In certain scenarios, the atmosphere lends itself to candelabras, flowing cloth, textures and lighting of that nature. For this particular material, I did really feel that the electrical component added that level of mystique and energy that worked best for the song. It was very intentional to not use some of the more organic elements like candles and candelabras. They will definitely make a return, but it’s very dependent on the mood of the song. I do find that, while they aren’t similar in certain regards, they are all elemental forces. So, when using fire in one project and electricity in [another], they still feel interconnected because they’re elemental.
You’re currently working on releasing your third full-length, Haunted People, track by track on a monthly basis.
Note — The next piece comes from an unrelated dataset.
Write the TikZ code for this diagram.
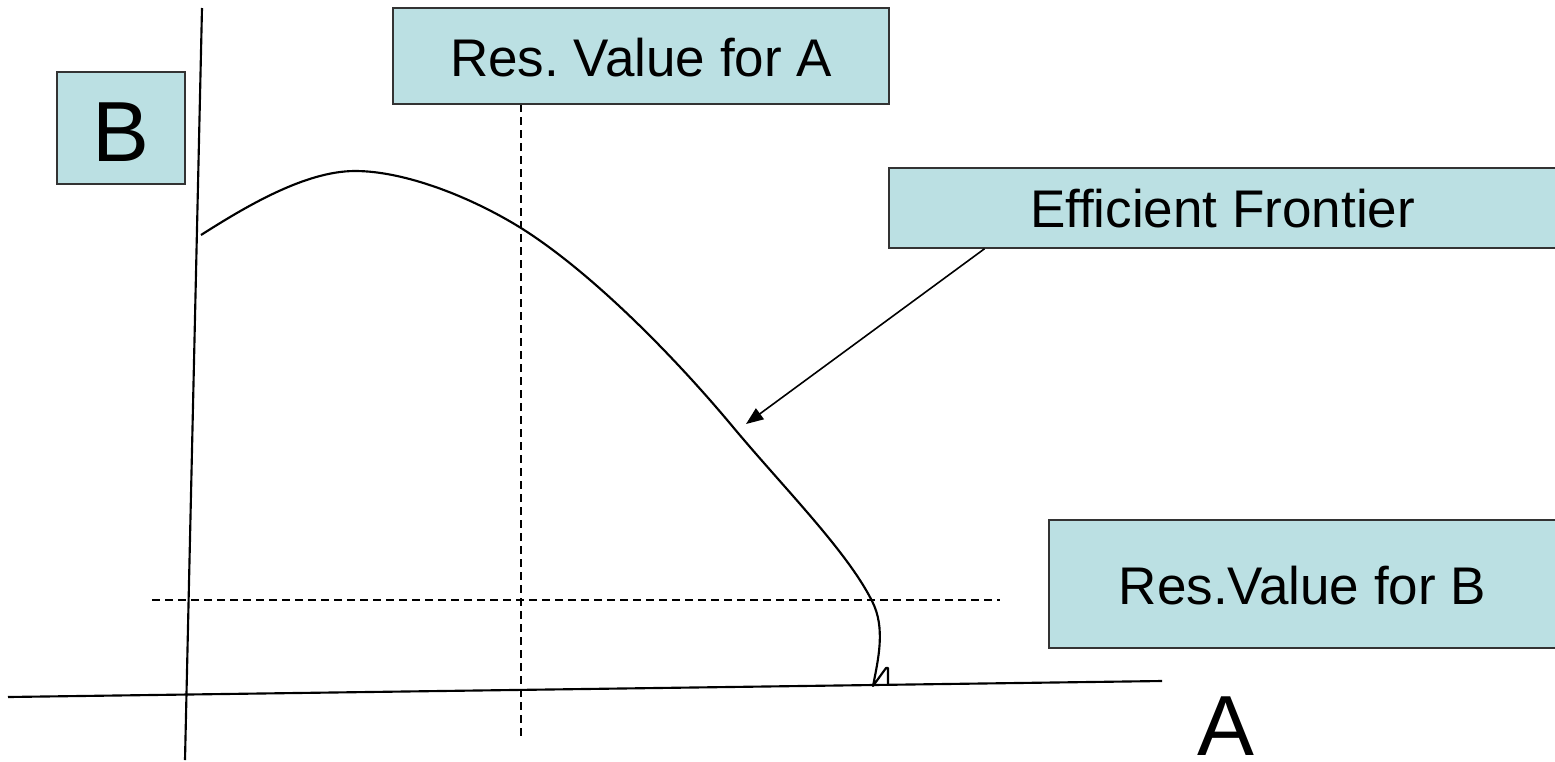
\documentclass[tikz,border=0pt]{standalone}
\usepackage{fontspec}
\setmainfont{Liberation Sans}
\usetikzlibrary{arrows.meta,calc}
\definecolor{boxfill}{HTML}{BBE0E3}
\definecolor{boxline}{HTML}{333333}
\frenchspacing
\begin{document}
\begin{tikzpicture}[x=0.75pt,y=-0.75pt,
  labelbox/.style={draw=boxline,line width=1.1pt,fill=boxfill,rectangle,inner sep=0pt,
    font=\fontsize{39.75pt}{46pt}\selectfont,text depth=0pt},
  bigfont/.style={font=\fontsize{64pt}{72pt}\selectfont},
  axis/.style={line width=1.6pt,black},
  guide/.style={line width=1.1pt,dash pattern=on 6pt off 3.75pt},
  frontier/.style={line width=1.6pt,line join=round},
  pointer/.style={line width=1.2pt,-{Triangle[length=13pt,width=10pt]}}]
\useasboundingbox (0,0) rectangle (1555,761);

% axes
\coordinate (ytop) at (202,8);
\coordinate (ybot) at (185,760);
\coordinate (xl) at (8,697);
\coordinate (xr) at (1162,681);
\draw[axis] (ytop) -- (ybot);
\draw[axis] (xl) -- (xr);

% reservation value guides
\coordinate (vtop) at (521,104);
\coordinate (vbot) at (521,740);
\coordinate (hl) at (152,600);
\coordinate (hr) at (1000,600);
\draw[guide] (vtop) -- (vbot);
\draw[guide] (hl) -- (hr);

% efficient frontier
\draw[frontier] (201,235)
  .. controls (245,207) and (305,171) .. (355,171)
  .. controls (405,171) and (471,197) .. (521,228)
  .. controls (591,272) and (673,355) .. (733,427)
  .. controls (783,487) and (847,551) .. (872,601)
  .. controls (886,628) and (878,660) .. (873,686)
  -- (886,668) -- (888,668) -- (888,684);
\coordinate (tip) at (746,424);

% labels
\node[labelbox,bigfont,minimum width=96pt,minimum height=84pt,text height=49.5pt] (lb) at (121,128) {B};
\node[labelbox,minimum width=372pt,minimum height=72pt,text height=30pt] (ra) at (641,56) {Res. Value for A};
\node[labelbox,minimum width=500.25pt,minimum height=60pt,text height=28.5pt] (ef) at (1222.5,208) {Efficient Frontier};
\node[labelbox,minimum width=380.25pt,minimum height=96pt,text height=30pt] (rb) at (1302.5,584) {Res.Value for B};
\node[bigfont,inner sep=0pt,anchor=base] (la) at (1225.5,755) {A};

\draw[pointer] ($(ef.south west)!0.144!(ef.south east)$) -- (tip);
\end{tikzpicture}
\end{document}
In what ways do you think “Becoming Numb” represents the overall record?
As a piece, “Becoming Numb” is one of the more guitar-heavy, goth-metal, industrial rocking ones. There needed to be space for that kind of energy on this album, as well as “Up To The Flames,” “Embrace,” “Live As Myself” and some of the ones coming out. “Becoming Numb” is one of the many pieces [comprising] the collection of expressed emotions that is Haunted People.
Can you tell us at all about your next release?
The next single is called “Poisoned,” and it drops late May. The chorus is, “Every day I’m poisoned by the lies I tell myself.” It has to do with trying to get through daily life, existing in the world and trying to convince yourself that everything will be OK. But those lies that you tell yourself to get through your daily existence are slowly eating away at the fabric of who you are and essentially killing it.